The descent back down the mountain was also gorgeous, and unburned, for the first part at least. It was a gradual descent, walking across the top as I started to make my way across small streams of snowmelt. As I approached the tree line, the scenery started to change a little. It was littered with wildflowers and a random Marmot or Pika would make an appearance. I then hit the switchbacks, which more aggressively started to drop me in elevation. I stopped at one of the last piles of snow I saw and made a little snowman. I creatively named him “Rocky the Snowman”! It was also neat to look back up to where I had come from and how far I had come.
Continuing to make my way down, I noticed it started to cloud up and heard some rumbles of thunder. I knew what was coming next. The rain started. I stopped and put my pack cover on. I was not too worried about me getting a little wet. Even with the rain, the landscape was gorgeous. As I would hit the end of a switchback, it would take may past rushing water and small waterfalls from one of the streams. I love the sound the water makes rushing over the rocks. I wish had time to just sit there and listen. My legs, feet, hips, and shoulders were starting to feel it. I kept pushing forward through the showers to my last campsite, Grouseberry. I needed lunch. I was starting to get very hungry and running out of energy. It was around 1:30 PM when I finally made it to my campsite for the evening. I found a small pine tree to hunker underneath to get out of the rain a little bit. I threw on my rain jacket and enjoyed my tuna and crackers with a handful of mosquitoes…

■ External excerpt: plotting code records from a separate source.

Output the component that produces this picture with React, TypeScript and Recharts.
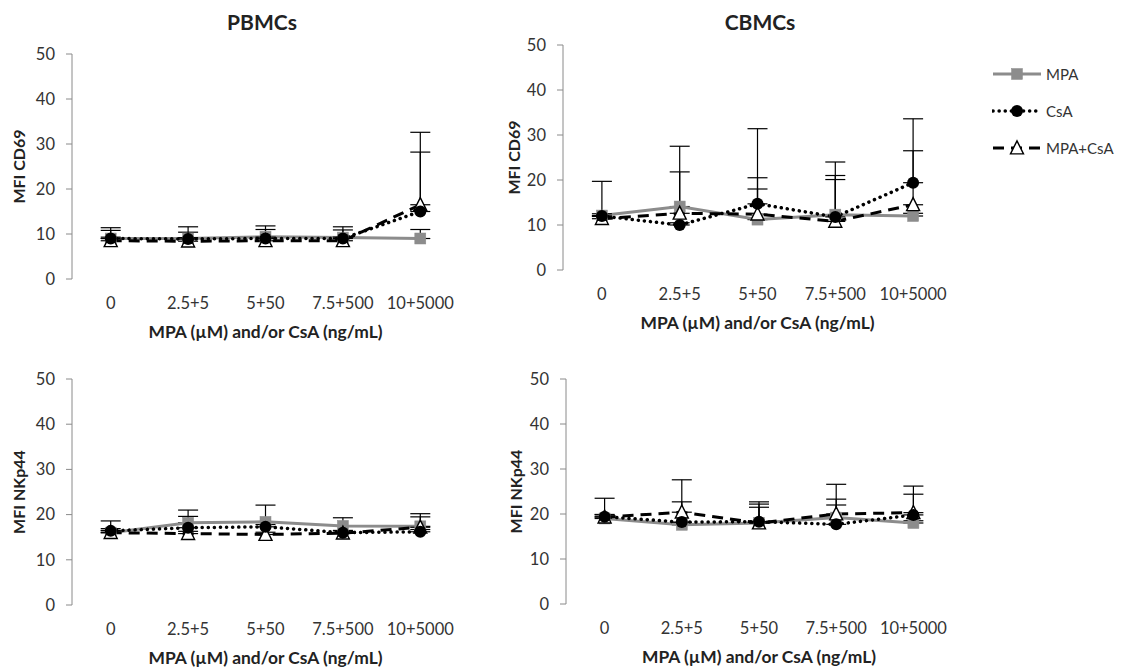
import React from 'react';
import { LineChart, Line, XAxis, YAxis, ErrorBar, Legend } from 'recharts';

const categories = ['0', '2.5+5', '5+50', '7.5+500', '10+5000'];
const xTitle = 'MPA (µM) and/or CsA (ng/mL)';
const yTicks = [0, 10, 20, 30, 40, 50];
const boundaryTicks = [0, 1, 2, 3, 4, 5];
const seriesNames = ['MPA', 'CsA', 'MPA+CsA'];

// PBMCs – MFI CD69
const pbmcCd69Mpa = [9, 9, 9.4, 9.2, 9];
const pbmcCd69MpaErr = [1.8, 2.6, 2.4, 2.4, 2.0];
const pbmcCd69Csa = [9, 8.9, 9, 9, 15];
const pbmcCd69CsaErr = [2.4, 1.5, 2.0, 1.9, 13.2];
const pbmcCd69Combo = [8.5, 8.4, 8.5, 8.5, 16.5];
const pbmcCd69ComboErr = [0.8, 0.8, 0.8, 0.8, 16.1];

// CBMCs – MFI CD69
const cbmcCd69Mpa = [12.1, 14.1, 11.2, 12.3, 12];
const cbmcCd69MpaErr = [7.6, 13.4, 6.8, 11.7, 0.6];
const cbmcCd69Csa = [12, 10, 14.7, 11.8, 19.4];
const cbmcCd69CsaErr = [0.5, 0.5, 16.7, 9.2, 14.2];
const cbmcCd69Combo = [11.4, 12.6, 12.4, 10.8, 14.5];
const cbmcCd69ComboErr = [0.5, 9.2, 8.1, 9.3, 12];

// PBMCs – MFI NKp44
const pbmcNkMpa = [16, 18.2, 18.4, 17.5, 17.4];
const pbmcNkMpaErr = [2.6, 2.8, 3.7, 1.8, 2.8];
const pbmcNkCsa = [16.4, 17.1, 17.3, 16, 16.2];
const pbmcNkCsaErr = [0.5, 2.5, 0.5, 0.5, 0.5];
const pbmcNkCombo = [16, 15.8, 15.6, 15.9, 17.2];
const pbmcNkComboErr = [0.5, 0.5, 0.5, 0.5, 2.3];

// CBMCs – MFI NKp44
const cbmcNkMpa = [19, 17.6, 18, 19.2, 18];
const cbmcNkMpaErr = [4.5, 0.5, 3.5, 4.1, 0.5];
const cbmcNkCsa = [19.4, 18.2, 18.3, 17.7, 19.8];
const cbmcNkCsaErr = [0.5, 4.5, 3.9, 4.3, 6.4];
const cbmcNkCombo = [19.3, 20.4, 18, 20, 20.3];
const cbmcNkComboErr = [0.5, 7.2, 4.7, 6.6, 4.1];

const FONT = 'Lato, "Open Sans", sans-serif';
const AXIS_GREY = '#8a8a8a';
const TEXT = '#333333';

function buildData(mpa, mpaErr, csa, csaErr, combo, comboErr) {
  return categories.map((c, i) => ({
    x: i + 0.5,
    cat: c,
    mpa: mpa[i],
    mpaErr: [0, mpaErr[i]],
    csa: csa[i],
    csaErr: [0, csaErr[i]],
    combo: combo[i],
    comboErr: [0, comboErr[i]],
  }));
}

const SquareMark = ({ cx, cy, s = 11 }) => (
  <rect x={cx - s / 2} y={cy - s / 2} width={s} height={s} fill="#8c8c8c" stroke="#8c8c8c" strokeWidth={0.5} />
);
const CircleMark = ({ cx, cy, r = 6 }) => <circle cx={cx} cy={cy} r={r} fill="#000" />;
const TriangleMark = ({ cx, cy, s = 13 }) => (
  <polygon
    points={`${cx},${cy - s * 0.55} ${cx - s / 2},${cy + s * 0.45} ${cx + s / 2},${cy + s * 0.45}`}
    fill="#fff"
    stroke="#000"
    strokeWidth={1.4}
  />
);

const seriesStyle = {
  MPA: { stroke: '#8c8c8c', width: 3, dash: undefined, cap: 'butt', Mark: SquareMark },
  CsA: { stroke: '#000', width: 3.5, dash: '0.1 6', cap: 'round', Mark: CircleMark },
  'MPA+CsA': { stroke: '#000', width: 3, dash: '11 7', cap: 'butt', Mark: TriangleMark },
};

const renderLegend = (props) => {
  const payload = [...(props.payload || [])].sort(
    (a, b) => seriesNames.indexOf(a.value) - seriesNames.indexOf(b.value)
  );
  return (
    <div style={{ fontFamily: FONT, fontSize: 15, color: TEXT }}>
      {payload.map((entry) => {
        const st = seriesStyle[entry.value];
        if (!st) return null;
        const M = st.Mark;
        return (
          <div key={entry.value} style={{ display: 'flex', alignItems: 'center', height: 37 }}>
            <svg width={52} height={20} style={{ display: 'block' }}>
              <line
                x1={1}
                y1={10}
                x2={49}
                y2={10}
                stroke={st.stroke}
                strokeWidth={st.width}
                strokeDasharray={st.dash}
                strokeLinecap={st.cap}
              />
              <M cx={25} cy={10} />
            </svg>
            <span style={{ marginLeft: 2 }}>{entry.value}</span>
          </div>
        );
      })}
    </div>
  );
};

function Panel({ plotLeft, plotTop, plotW, plotH, data, yLabel, yLabelOffset, showXTicks, withLegend }) {
  const yAxisW = 60;
  const mLeft = 10;
  const mRight = withLegend ? 170 : 12;
  const mTop = 10;
  const labelAxisH = 30;
  const mBottom = 40;
  const width = mLeft + yAxisW + plotW + mRight;
  const height = mTop + plotH + labelAxisH + mBottom;
  const lines = [
    { key: 'mpa', name: 'MPA' },
    { key: 'combo', name: 'MPA+CsA' },
    { key: 'csa', name: 'CsA' },
  ];
  const chartLeft = plotLeft - yAxisW - mLeft;
  return (
    <div style={{ position: 'absolute', left: chartLeft, top: plotTop - mTop }}>
      <LineChart width={width} height={height} data={data} margin={{ top: mTop, right: mRight, bottom: mBottom, left: mLeft }}>
        <XAxis
          xAxisId="marks"
          dataKey="x"
          type="number"
          domain={[0, 5]}
          allowDataOverflow
          ticks={boundaryTicks}
          tick={false}
          tickLine={showXTicks ? { stroke: AXIS_GREY } : false}
          tickSize={6}
          axisLine={{ stroke: AXIS_GREY }}
          height={0}
        />
        <XAxis
          xAxisId="lab"
          dataKey="x"
          type="number"
          domain={[0, 5]}
          allowDataOverflow
          ticks={data.map((d) => d.x)}
          tickFormatter={(v) => categories[Math.floor(v)]}
          tickLine={false}
          axisLine={false}
          tickSize={6}
          tickMargin={12}
          height={labelAxisH}
          tick={{ fontFamily: FONT, fontSize: 16.5, fill: TEXT }}
          label={{
            value: xTitle,
            position: 'bottom',
            offset: 17,
            style: { fontFamily: FONT, fontSize: 17.4, fontWeight: 700, fill: '#222' },
          }}
        />
        <YAxis
          type="number"
          domain={[0, 50]}
          ticks={yTicks}
          width={yAxisW}
          interval={0}
          tickSize={6}
          tickMargin={11}
          tickLine={{ stroke: AXIS_GREY }}
          axisLine={{ stroke: AXIS_GREY }}
          tick={{ fontFamily: FONT, fontSize: 16.5, fill: TEXT }}
          label={{
            value: yLabel,
            angle: -90,
            position: 'insideLeft',
            offset: yLabelOffset,
            style: { textAnchor: 'middle', fontFamily: FONT, fontSize: 16, fontWeight: 700, fill: '#222' },
          }}
        />
        {lines.map((l) => {
          const st = seriesStyle[l.name];
          const M = st.Mark;
          return (
            <Line
              key={l.key}
              xAxisId="lab"
              dataKey={l.key}
              name={l.name}
              type="linear"
              stroke={st.stroke}
              strokeWidth={st.width}
              strokeDasharray={st.dash}
              strokeLinecap={st.cap}
              isAnimationActive={false}
              dot={(p) => <M key={`${l.key}-${p.index}`} cx={p.cx} cy={p.cy} />}
              activeDot={false}
              legendType="line"
            >
              <ErrorBar dataKey={`${l.key}Err`} direction="y" width={10} stroke="#000" strokeWidth={1.2} />
            </Line>
          );
        })}
        {withLegend && (
          <Legend
            layout="vertical"
            align="center"
            verticalAlign="middle"
            content={renderLegend}
            wrapperStyle={{ position: 'absolute', left: 499, top: 20, width: 140, height: 111 }}
          />
        )}
      </LineChart>
    </div>
  );
}

const titleStyle = {
  position: 'absolute',
  fontFamily: FONT,
  fontWeight: 700,
  fontSize: 21,
  color: '#222',
  width: 200,
  textAlign: 'center',
  lineHeight: '24px',
};

export default function App() {
  return (
    <div style={{ position: 'absolute', left: 0, top: 0, width: 1121, height: 669, background: '#fff', overflow: 'hidden' }}>
      <div style={{ ...titleStyle, left: 162, top: 10 }}>PBMCs</div>
      <div style={{ ...titleStyle, left: 660, top: 10 }}>CBMCs</div>
      <Panel
        plotLeft={72}
        plotTop={54}
        plotW={387}
        plotH={225}
        yLabel="MFI CD69"
        yLabelOffset={7}
        showXTicks
        data={buildData(pbmcCd69Mpa, pbmcCd69MpaErr, pbmcCd69Csa, pbmcCd69CsaErr, pbmcCd69Combo, pbmcCd69ComboErr)}
      />
      <Panel
        plotLeft={563}
        plotTop={45}
        plotW={389}
        plotH={225}
        yLabel="MFI CD69"
        yLabelOffset={11}
        showXTicks={false}
        withLegend
        data={buildData(cbmcCd69Mpa, cbmcCd69MpaErr, cbmcCd69Csa, cbmcCd69CsaErr, cbmcCd69Combo, cbmcCd69ComboErr)}
      />
      <Panel
        plotLeft={72}
        plotTop={379}
        plotW={387}
        plotH={226}
        yLabel="MFI NKp44"
        yLabelOffset={7}
        showXTicks
        data={buildData(pbmcNkMpa, pbmcNkMpaErr, pbmcNkCsa, pbmcNkCsaErr, pbmcNkCombo, pbmcNkComboErr)}
      />
      <Panel
        plotLeft={566}
        plotTop={379}
        plotW={386}
        plotH={225}
        yLabel="MFI NKp44"
        yLabelOffset={10}
        showXTicks={false}
        data={buildData(cbmcNkMpa, cbmcNkMpaErr, cbmcNkCsa, cbmcNkCsaErr, cbmcNkCombo, cbmcNkComboErr)}
      />
    </div>
  );
}
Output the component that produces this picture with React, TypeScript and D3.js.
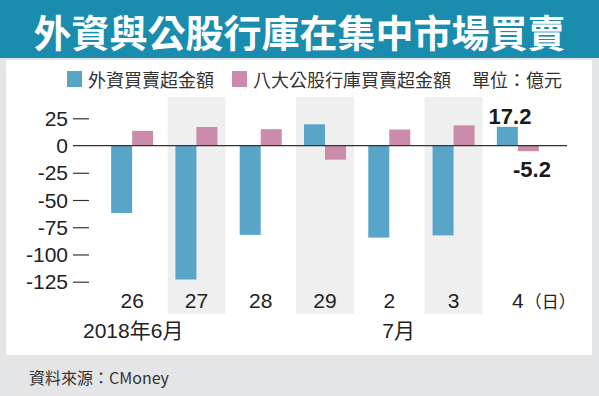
import { useEffect, useRef } from 'react';
import * as d3 from 'd3';

const W = 599;
const H = 396;

// data (億元)
const days = ['26', '27', '28', '29', '2', '3', '4'];
const foreignNet = [-62, -123, -82, 19.5, -84.5, -82.5, 17.2];
const bankNet = [13.5, 17, 15, -13, 14.7, 18.5, -5.2];
const seriesNames = ['外資買賣超金額', '八大公股行庫買賣超金額'];
const yTicks = [25, 0, -25, -50, -75, -100, -125];

const BLUE = '#58a5c7';
const PINK = '#cb8bab';
const SANS = '"Liberation Sans", Arial, "Noto Sans CJK TC", sans-serif';
const CJK = '"Noto Sans CJK TC", "Noto Sans CJK SC", sans-serif';

function App() {
    const node = useRef<SVGSVGElement>(null);
    useEffect(() => {
        if (!node.current) return;
        const svg = d3.select(node.current);
        svg.selectAll('*').remove();

        // backgrounds
        svg.append('rect').attr('width', W).attr('height', H).attr('fill', '#e4e5e6');
        svg.append('rect').attr('width', W).attr('height', 58).attr('fill', '#1a8cae');
        svg.append('rect').attr('x', 6).attr('y', 60).attr('width', 586).attr('height', 295).attr('fill', '#fff');

        svg.append('text').text('外資與公股行庫在集中市場買賣')
            .attr('x', W / 2).attr('y', 30).attr('text-anchor', 'middle')
            .attr('dominant-baseline', 'central')
            .attr('font-family', CJK).attr('font-weight', 700).attr('font-size', 38)
            .attr('fill', '#fff');

        // legend
        const legend = [
            { x: 67, color: BLUE, label: seriesNames[0] },
            { x: 232, color: PINK, label: seriesNames[1] },
        ];
        legend.forEach(l => {
            svg.append('rect').attr('x', l.x).attr('y', 71).attr('width', 15).attr('height', 16).attr('fill', l.color);
            svg.append('text').text(l.label).attr('x', l.x + 21).attr('y', 79)
                .attr('dominant-baseline', 'central').attr('font-family', CJK)
                .attr('font-size', 18).attr('fill', '#333');
        });
        svg.append('text').text('單位：億元').attr('x', 562).attr('y', 79)
            .attr('text-anchor', 'end').attr('dominant-baseline', 'central')
            .attr('font-family', CJK).attr('font-size', 18).attr('fill', '#333');

        const x = d3.scaleBand().domain(days).range([100, 550]).paddingInner(0.1).paddingOuter(0.05);
        const inner = d3.scaleBand().domain(['foreign', 'bank']).range([-21, 21]);
        const y = d3.scaleLinear().domain([-125, 25]).range([281.7, 118.3]);

        // alternating shaded columns
        svg.append('g').selectAll('rect')
            .data(days.filter((_, i) => i % 2 === 1))
            .enter().append('rect')
            .attr('x', d => x(d)!)
            .attr('width', x.bandwidth())
            .attr('y', 97).attr('height', 217)
            .attr('fill', '#efefef');

        // y axis
        const yAxisG = svg.append('g')
            .attr('transform', 'translate(89,0)')
            .call(d3.axisLeft(y).tickValues(yTicks).tickSize(16).tickPadding(5).tickFormat(d => String(d)));
        yAxisG.select('.domain').remove();
        yAxisG.selectAll('.tick line').attr('stroke', '#333').attr('stroke-width', 1.2)
            .attr('display', (d: any) => (d === 0 ? 'none' : null));
        yAxisG.selectAll('.tick text').attr('font-family', SANS).attr('font-size', 21)
            .attr('fill', '#222').attr('dy', '0.34em');

        // bars
        const rows = days.map((d, i) => ({ day: d, foreign: foreignNet[i], bank: bankNet[i] }));
        const keys: ('foreign' | 'bank')[] = ['foreign', 'bank'];
        keys.forEach((k, ki) => {
            svg.append('g').selectAll('rect')
                .data(rows).enter().append('rect')
                .attr('x', d => x(d.day)! + x.bandwidth() / 2 + inner(k)!)
                .attr('width', inner.bandwidth())
                .attr('y', d => y(Math.max(0, d[k])))
                .attr('height', d => Math.abs(y(d[k]) - y(0)))
                .attr('fill', ki === 0 ? BLUE : PINK);
        });

        // zero line
        svg.append('line').attr('x1', 73).attr('x2', 567)
            .attr('y1', y(0)).attr('y2', y(0))
            .attr('stroke', '#333').attr('stroke-width', 1.2);

        // category labels
        svg.append('g').selectAll('text')
            .data(days).enter().append('text')
            .attr('x', d => x(d)! + x.bandwidth() / 2)
            .attr('y', 300).attr('text-anchor', 'middle').attr('dominant-baseline', 'central')
            .attr('font-family', SANS).attr('font-size', 21).attr('fill', '#222')
            .text(d => d);
        const last = days[days.length - 1];
        svg.append('text').text('（日）')
            .attr('x', x(last)! + x.bandwidth() / 2 + 7).attr('y', 300)
            .attr('dominant-baseline', 'central').attr('font-family', CJK)
            .attr('font-size', 17).attr('fill', '#222');

        svg.append('text').text('2018年6月').attr('x', 83).attr('y', 330)
            .attr('dominant-baseline', 'central').attr('font-family', SANS)
            .attr('font-size', 21).attr('fill', '#222');
        svg.append('text').text('7月').attr('x', x('2')! + x.bandwidth() / 2 - 7).attr('y', 330)
            .attr('dominant-baseline', 'central').attr('font-family', SANS)
            .attr('font-size', 21).attr('fill', '#222');

        // value callouts for the latest day
        const lastI = days.length - 1;
        svg.append('text').text(String(foreignNet[lastI]))
            .attr('x', 510).attr('y', y(foreignNet[lastI]) - 10)
            .attr('text-anchor', 'middle').attr('dominant-baseline', 'central')
            .attr('font-family', SANS).attr('font-weight', 700).attr('font-size', 22).attr('fill', '#1a1a1a');
        svg.append('text').text(String(bankNet[lastI]))
            .attr('x', 532).attr('y', y(bankNet[lastI]) + 18)
            .attr('text-anchor', 'middle').attr('dominant-baseline', 'central')
            .attr('font-family', SANS).attr('font-weight', 700).attr('font-size', 22).attr('fill', '#1a1a1a');

        // source
        svg.append('text').text('資料來源：CMoney').attr('x', 29).attr('y', 377)
            .attr('dominant-baseline', 'central').attr('font-family', CJK)
            .attr('font-size', 16).attr('fill', '#333');
    }, [node]);

    return (
        <svg ref={node} width={W} height={H}
            style={{ position: 'absolute', left: 0, top: 0, display: 'block' }}></svg>
    );
}

export default App;
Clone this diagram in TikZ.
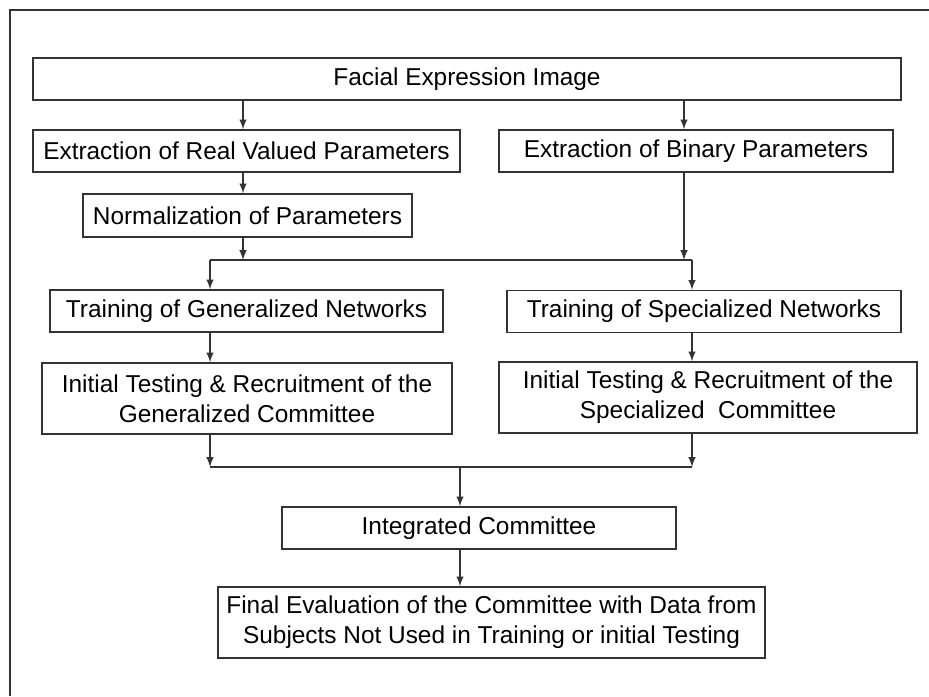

I had no idea how long the rain was going to last. Or, if it did, if it was going to start back up again. I did know that I had a wet tent and some wet gear. I also knew that I did not feel like setting up a wet tent that I couldn’t dry off and did not want to sleep in and pack up another wet tent. Looking at the water-soaked dirt pad my tent was going to go, I said fuck it, I’m going to finish out this trail today. I knew I had only 6 more miles before I was back at the trailhead. I tried to block out the fact that this would then be a 17-mile day. An accomplishment I would have been proud of without the elevation or 40 lbs. on my back… I had made my decision though. My adventure, my rules! LOL! So, I pressed on. I wanted the challenge, as this would end up being the longest day, mileage-wise, backpacking I had ever done.
I had a newfound source of energy after just finishing lunch and knowing I would be enjoying a cold beer a few hours later. Thankfully, the rest of the way was more of a gradual downhill. There were a few views I stopped along the way that had beautiful waterfalls. One gave way to a nice pool at the bottom, creatively named “Big Pool”. The rain stopped about 10 minutes into my journey from the campsite. There were a few on-and-off sprinkles after that until the sun finally came out. With a couple of miles left, I was hurting, especially my feet and legs. I was exhausted, and my face was sun and wind burnt. Although the terrain was flatter and easier to walk, it seemed to not provide much relief. I had to do all I could to keep a good walking cadence. I dug down deep and found the grit to keep pushing forward. I started to see day hikers and casual hikers with kids. I knew I was getting close to the end. But the trail continued to drag on and the sun continued to beat down. I felt like Tom Hanks in Castaway, floating on the raft! LOL. Finally, I could see the gate to the parking lot! I had made it! It was around 3:45 PM. I opened the tailgate, got my pack off, and just sat there, taking in the whole experience from the day. It was honestly hard to even think at that point. Some rehydration and I was on my way back! Not before I had a post-hike beer at Never Summer Brewing, in Granby, just outside of Grand Lake. It was a neat little, small microbrewery and the Wiley Rye-Oatey Pale Ale I had was ecstasy!
What an experience! I enjoy doing some of the adventures solo because I have no one to rely on but me. Plus, it adds an additional dose of risk, and many times challenges my physical and mental capabilities. I am forced to make the decisions and work on self-reliance. A nice mental reset. Until the next adventure! Peace!